:: PROBLEM ::
Omit the pictures and print exactly the lines of the listing below, starting at the first and ending at the line containing "plt.rcParams['font.family'] = ['Liberation".

(Records with drawing code)
____

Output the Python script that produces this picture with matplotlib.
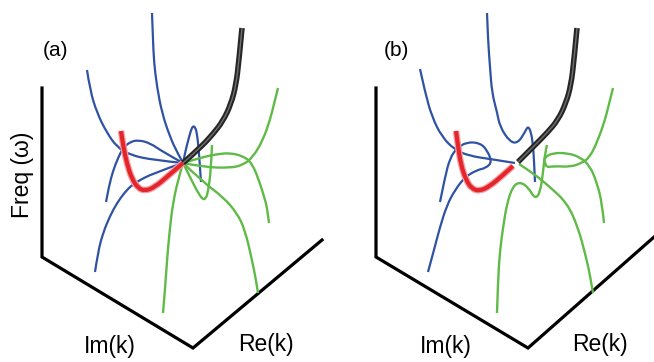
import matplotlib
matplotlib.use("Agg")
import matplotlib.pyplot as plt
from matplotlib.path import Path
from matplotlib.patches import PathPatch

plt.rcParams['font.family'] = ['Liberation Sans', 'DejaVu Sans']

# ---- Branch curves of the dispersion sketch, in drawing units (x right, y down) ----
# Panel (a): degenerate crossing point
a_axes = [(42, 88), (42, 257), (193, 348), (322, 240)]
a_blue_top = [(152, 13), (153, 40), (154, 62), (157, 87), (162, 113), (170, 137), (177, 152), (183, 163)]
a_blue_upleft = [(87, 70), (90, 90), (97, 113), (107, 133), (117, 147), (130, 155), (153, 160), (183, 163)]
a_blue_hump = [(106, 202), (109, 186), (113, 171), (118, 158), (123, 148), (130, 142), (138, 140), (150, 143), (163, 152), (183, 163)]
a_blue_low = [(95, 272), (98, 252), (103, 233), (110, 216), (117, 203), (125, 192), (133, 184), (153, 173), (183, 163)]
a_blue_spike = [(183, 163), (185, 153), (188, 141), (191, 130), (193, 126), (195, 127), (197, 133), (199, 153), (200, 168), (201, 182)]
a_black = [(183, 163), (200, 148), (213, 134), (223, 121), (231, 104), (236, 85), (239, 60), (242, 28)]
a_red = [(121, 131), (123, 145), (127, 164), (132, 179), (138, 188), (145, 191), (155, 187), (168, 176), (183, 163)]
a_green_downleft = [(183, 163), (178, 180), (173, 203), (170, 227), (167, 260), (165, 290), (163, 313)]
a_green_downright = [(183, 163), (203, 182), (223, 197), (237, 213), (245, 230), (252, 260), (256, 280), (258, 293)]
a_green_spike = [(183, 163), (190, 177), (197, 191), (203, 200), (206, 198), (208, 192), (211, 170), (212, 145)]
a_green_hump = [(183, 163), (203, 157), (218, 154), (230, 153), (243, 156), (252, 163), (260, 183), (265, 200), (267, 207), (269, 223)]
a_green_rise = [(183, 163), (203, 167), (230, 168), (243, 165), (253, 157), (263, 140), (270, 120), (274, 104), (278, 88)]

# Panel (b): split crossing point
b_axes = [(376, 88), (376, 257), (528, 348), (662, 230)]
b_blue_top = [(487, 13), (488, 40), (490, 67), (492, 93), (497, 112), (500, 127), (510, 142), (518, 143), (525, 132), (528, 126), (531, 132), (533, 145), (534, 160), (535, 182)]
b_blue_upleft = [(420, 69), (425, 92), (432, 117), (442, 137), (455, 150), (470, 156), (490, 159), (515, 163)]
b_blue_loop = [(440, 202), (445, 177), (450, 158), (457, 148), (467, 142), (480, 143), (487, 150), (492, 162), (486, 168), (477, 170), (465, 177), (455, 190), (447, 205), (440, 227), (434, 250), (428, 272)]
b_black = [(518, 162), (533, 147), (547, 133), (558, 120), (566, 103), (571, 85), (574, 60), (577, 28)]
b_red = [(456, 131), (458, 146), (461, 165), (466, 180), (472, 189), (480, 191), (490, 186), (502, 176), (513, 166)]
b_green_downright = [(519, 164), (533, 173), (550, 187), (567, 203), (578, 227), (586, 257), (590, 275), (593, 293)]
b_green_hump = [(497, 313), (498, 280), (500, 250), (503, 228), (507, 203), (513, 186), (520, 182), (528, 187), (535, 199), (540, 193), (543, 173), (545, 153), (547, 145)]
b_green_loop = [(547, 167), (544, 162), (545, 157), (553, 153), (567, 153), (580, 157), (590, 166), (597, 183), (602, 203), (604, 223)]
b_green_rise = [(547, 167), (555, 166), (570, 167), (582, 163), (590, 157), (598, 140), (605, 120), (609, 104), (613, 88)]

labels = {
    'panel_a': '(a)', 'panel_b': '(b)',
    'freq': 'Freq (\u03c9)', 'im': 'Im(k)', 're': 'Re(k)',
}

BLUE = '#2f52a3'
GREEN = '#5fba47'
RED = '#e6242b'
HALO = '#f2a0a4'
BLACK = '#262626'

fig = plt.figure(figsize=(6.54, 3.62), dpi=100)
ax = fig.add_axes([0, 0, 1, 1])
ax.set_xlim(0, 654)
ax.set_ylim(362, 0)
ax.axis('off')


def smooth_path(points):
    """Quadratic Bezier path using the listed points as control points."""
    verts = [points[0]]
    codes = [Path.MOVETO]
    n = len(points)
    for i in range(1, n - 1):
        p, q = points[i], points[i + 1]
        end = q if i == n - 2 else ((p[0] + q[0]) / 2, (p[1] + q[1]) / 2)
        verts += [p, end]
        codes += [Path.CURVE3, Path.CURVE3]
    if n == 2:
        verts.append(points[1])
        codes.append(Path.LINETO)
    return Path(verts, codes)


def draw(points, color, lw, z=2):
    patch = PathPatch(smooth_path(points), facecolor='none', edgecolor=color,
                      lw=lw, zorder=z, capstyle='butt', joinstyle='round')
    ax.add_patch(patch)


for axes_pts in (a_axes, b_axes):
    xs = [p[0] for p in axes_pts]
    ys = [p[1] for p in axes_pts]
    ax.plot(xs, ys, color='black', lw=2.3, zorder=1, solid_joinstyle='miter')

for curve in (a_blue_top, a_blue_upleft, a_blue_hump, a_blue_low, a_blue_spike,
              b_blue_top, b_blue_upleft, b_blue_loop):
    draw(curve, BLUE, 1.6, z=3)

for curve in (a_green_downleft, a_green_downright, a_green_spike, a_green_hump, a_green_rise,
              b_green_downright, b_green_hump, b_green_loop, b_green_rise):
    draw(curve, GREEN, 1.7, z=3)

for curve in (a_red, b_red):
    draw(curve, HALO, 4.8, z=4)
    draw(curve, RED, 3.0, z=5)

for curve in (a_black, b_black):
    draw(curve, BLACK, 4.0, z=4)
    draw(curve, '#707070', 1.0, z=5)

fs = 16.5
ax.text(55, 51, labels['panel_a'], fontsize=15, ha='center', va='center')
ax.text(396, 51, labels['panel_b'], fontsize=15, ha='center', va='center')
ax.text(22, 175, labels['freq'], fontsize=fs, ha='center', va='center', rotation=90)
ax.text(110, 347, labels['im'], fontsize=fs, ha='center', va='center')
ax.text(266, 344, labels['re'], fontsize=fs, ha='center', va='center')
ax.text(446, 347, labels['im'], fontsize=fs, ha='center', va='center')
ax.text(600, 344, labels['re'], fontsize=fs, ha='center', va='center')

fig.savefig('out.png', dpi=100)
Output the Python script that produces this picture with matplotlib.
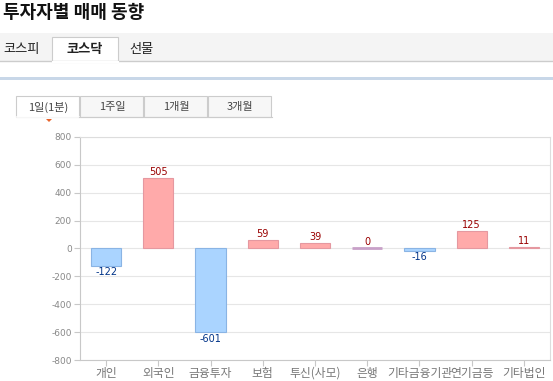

____

:: ANSWER TO THIS PROBLEM ::
Output the Python script that produces this picture with matplotlib.
import matplotlib
matplotlib.use("Agg")
import matplotlib.pyplot as plt
from matplotlib.path import Path
from matplotlib.patches import PathPatch

plt.rcParams['font.family'] = ['Liberation Sans', 'DejaVu Sans']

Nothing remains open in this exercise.